Version control itself may evolve beyond Git’s snapshot model. Industry observers predict Git will eventually get replaced with systems more suitable for AI-generated code, where prompts, datasets, and models require versioning alongside source files [20]. AI workflows need to track not just code changes but the reasoning that produced them [22]. Palimpsest’s layered approach—where prior states remain queryable within the current view—offers a model for this next generation of versioning. The constraint isn’t technical feasibility. It’s whether organizations value visible history enough to pay the storage and complexity costs.
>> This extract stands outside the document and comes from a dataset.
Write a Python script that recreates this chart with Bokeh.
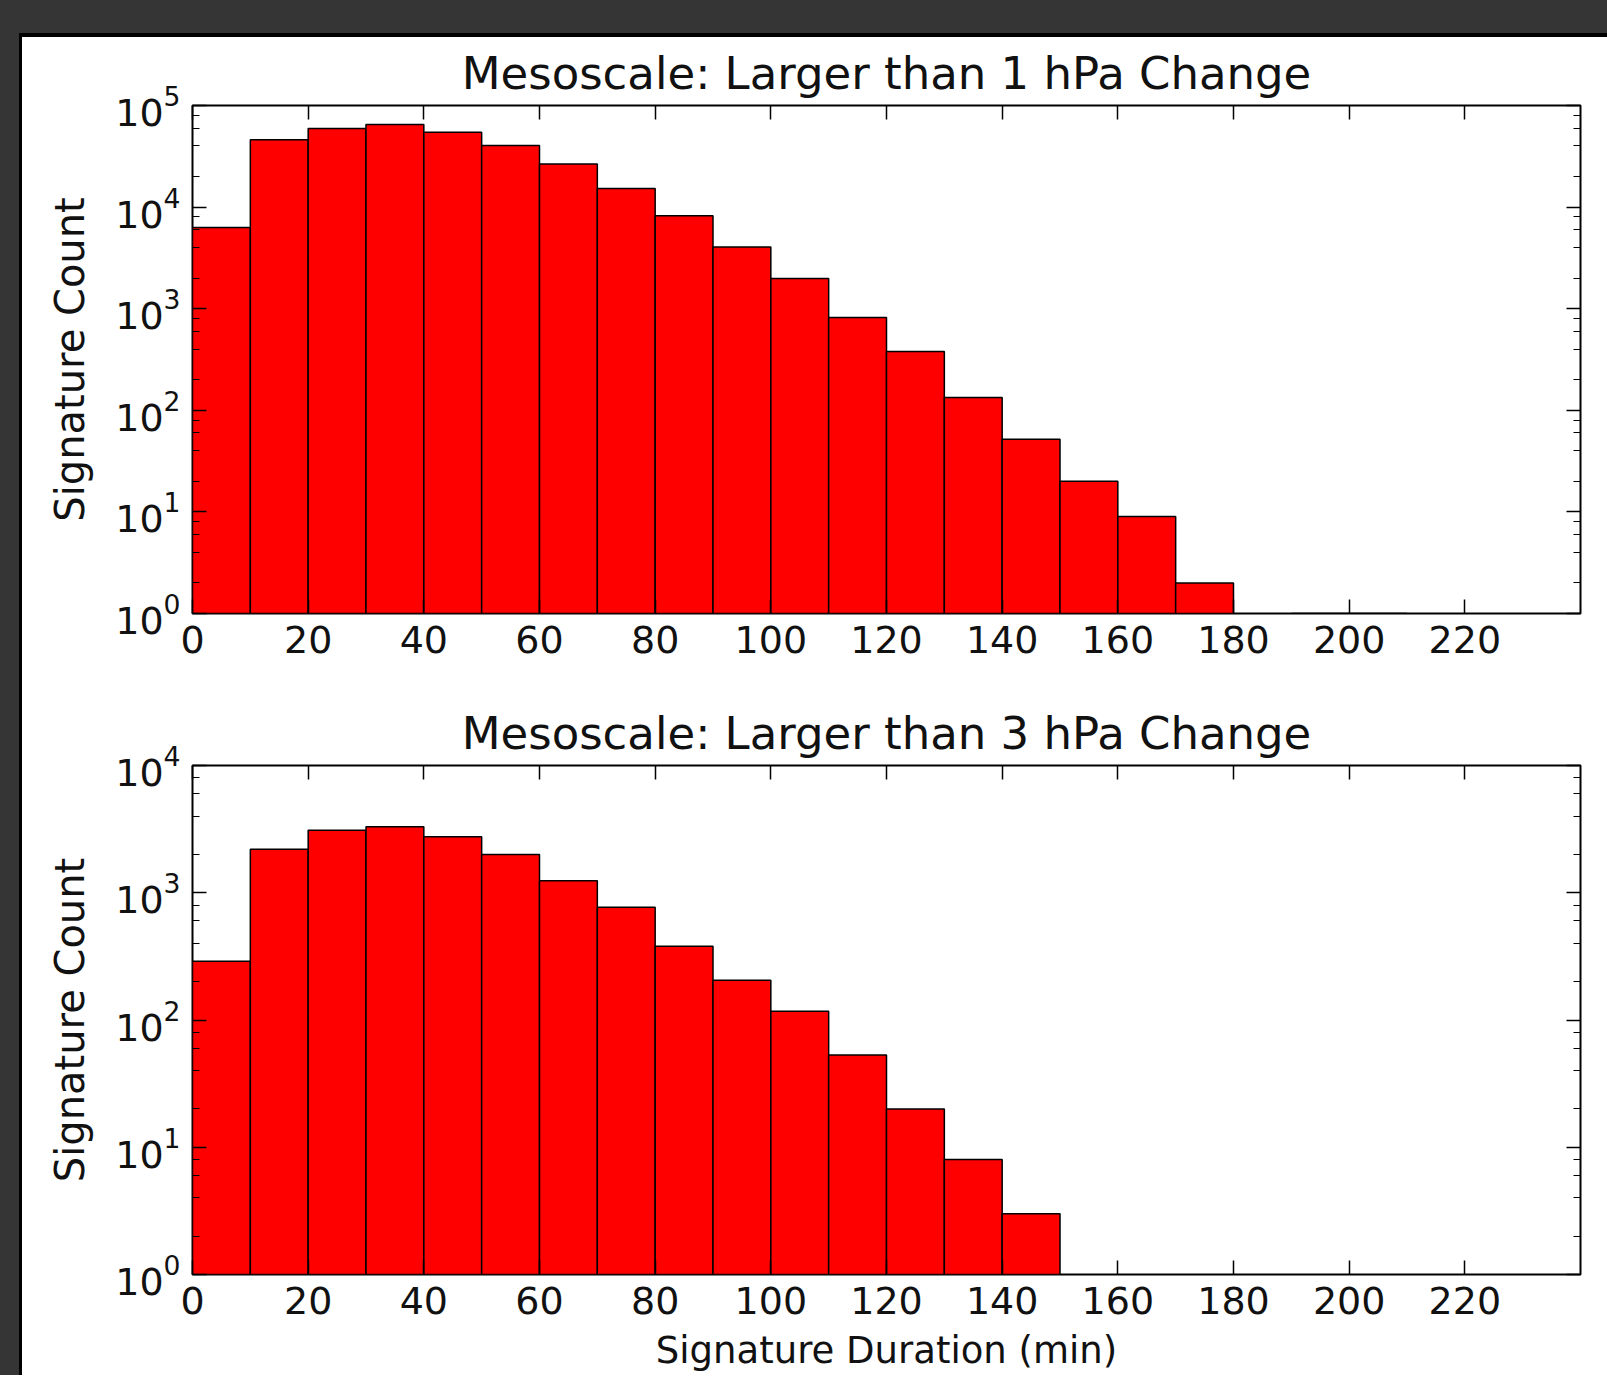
from bokeh.plotting import figure
from bokeh.models import (LinearAxis, LogAxis, Range1d, ColumnDataSource,
                          FixedTicker, LogTicker)
from bokeh.layouts import column
from bokeh.embed import file_html
from bokeh.resources import INLINE

# ---- data ----
bin_width = 10
bin_starts_top = [0, 10, 20, 30, 40, 50, 60, 70, 80, 90, 100, 110, 120, 130,
                  140, 150, 160, 170, 180, 190, 200]
counts_1hpa = [6300, 46000, 59500, 65000, 54500, 40500, 26500, 15200, 8200,
               4050, 1980, 820, 380, 134, 52, 20, 9, 2, 0, 1, 1]
bin_starts_bottom = [0, 10, 20, 30, 40, 50, 60, 70, 80, 90, 100, 110, 120,
                     130, 140]
counts_3hpa = [290, 2200, 3100, 3300, 2750, 2000, 1240, 770, 380, 205, 117,
               53, 20, 8, 3]
x_ticks = [0, 20, 40, 60, 80, 100, 120, 140, 160, 180, 200, 220]
title_top = "Mesoscale: Larger than 1 hPa Change"
title_bottom = "Mesoscale: Larger than 3 hPa Change"
y_label = "Signature Count"
x_label = "Signature Duration (min)"

FONT = "DejaVu Sans"


def make_source(starts, counts):
    l, r, t = [], [], []
    for s, c in zip(starts, counts):
        if c > 0:
            l.append(s)
            r.append(s + bin_width)
            t.append(c)
    return ColumnDataSource(dict(left=l, right=r, top=t, bottom=[1] * len(t)))


def style_axis(ax, labels=True, log=False):
    ax.axis_line_color = None
    ax.major_tick_in = 14
    ax.major_tick_out = 0
    ax.major_tick_line_color = "black"
    ax.major_tick_line_width = 1.5
    if log:
        ax.minor_tick_in = 7
        ax.minor_tick_out = 0
        ax.minor_tick_line_color = "black"
        ax.minor_tick_line_width = 1.2
    else:
        ax.minor_tick_line_color = None
    ax.major_label_text_font = FONT
    if labels:
        ax.major_label_text_color = "#111111"
        ax.major_label_text_font_size = "38px"
    else:
        ax.major_label_text_color = None
        ax.major_label_text_font_size = "1px"
        ax.major_label_standoff = 0


def make_plot(starts, counts, ymax, title, height, top_b, bottom_b, xlabel):
    p = figure(width=1585, height=height, output_backend="svg",
               toolbar_location=None, y_axis_type="log",
               x_range=Range1d(0, 240), y_range=Range1d(1, ymax),
               min_border_left=170, min_border_right=27,
               min_border_top=top_b, min_border_bottom=bottom_b,
               background_fill_color="white", border_fill_color="white")
    p.title.text = title
    p.title.text_font = FONT
    p.title.text_font_size = "45px"
    p.title.text_font_style = "normal"
    p.title.text_color = "#111111"
    p.title.align = "center"
    p.title.standoff = 11
    p.grid.visible = False
    p.outline_line_color = "black"
    p.outline_line_width = 2

    src = make_source(starts, counts)
    p.quad(left="left", right="right", top="top", bottom="bottom", source=src,
           fill_color="#ff0000", line_color="black", line_width=1.5)

    bx = p.xaxis[0]
    bx.ticker = FixedTicker(ticks=x_ticks)
    style_axis(bx)
    bx.major_label_standoff = 12
    ly = p.yaxis[0]
    ly.ticker = LogTicker(desired_num_ticks=6)
    style_axis(ly, log=True)
    ly.major_label_standoff = 12
    ly.axis_label = y_label
    ly.axis_label_text_font = FONT
    ly.axis_label_text_font_size = "40px"
    ly.axis_label_text_font_style = "normal"
    ly.axis_label_text_color = "#111111"
    ly.axis_label_standoff = 19
    if xlabel:
        bx.axis_label = xlabel
        bx.axis_label_text_font = FONT
        bx.axis_label_text_font_size = "37px"
        bx.axis_label_text_font_style = "normal"
        bx.axis_label_text_color = "#111111"
        bx.axis_label_text_line_height = 0.8
        bx.axis_label_standoff = 12

    ta = LinearAxis(ticker=FixedTicker(ticks=x_ticks))
    style_axis(ta, labels=False)
    p.add_layout(ta, "above")
    ra = LogAxis(ticker=LogTicker(desired_num_ticks=6))
    style_axis(ra, labels=False, log=True)
    p.add_layout(ra, "right")
    return p


p1 = make_plot(bin_starts_top, counts_1hpa, 1e5, title_top, 643, 68, 67, None)
p2 = make_plot(bin_starts_bottom, counts_3hpa, 1e4, title_bottom, 695, 85, 101,
               x_label)

inner = column(p1, p2, spacing=0,
               styles={"border-top": "4px solid black",
                       "border-left": "3px solid black",
                       "background-color": "white"})
root = column(inner, margin=(-8, -8, -8, -8),
              styles={"background-color": "#353535",
                      "padding": "41px 0px 0px 27px"})

open("out.html", "w").write(file_html(root, INLINE))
The Palimpsest prototype doesn’t promise a revolution. It proposes a different default: that erased information should remain legible, that historical states belong in the working surface rather than separate archives, and that AI systems gain fidelity when they can see the scratch marks beneath current text. This matters most for organizations building systems that must explain their reasoning, comply with audit requirements, or operate across time horizons where context decays.

The pattern won’t fit every use case. High-velocity data streams, strict privacy erasure requirements, and user interfaces that demand simplicity all create friction. But for financial analysis, compliance-heavy knowledge management, and long-running agent workflows, layered retention solves problems that snapshot-based architectures create. The question isn’t whether this becomes universal. It’s whether the organizations that need it recognize the cost of invisible history before they build systems that can’t recover it.

Erasure made sense when storage was expensive and audit requirements were simple. Neither condition holds anymore. The palimpsest model treats historical layers as infrastructure, not archive. That shift changes what’s possible when AI systems need to reason about change itself.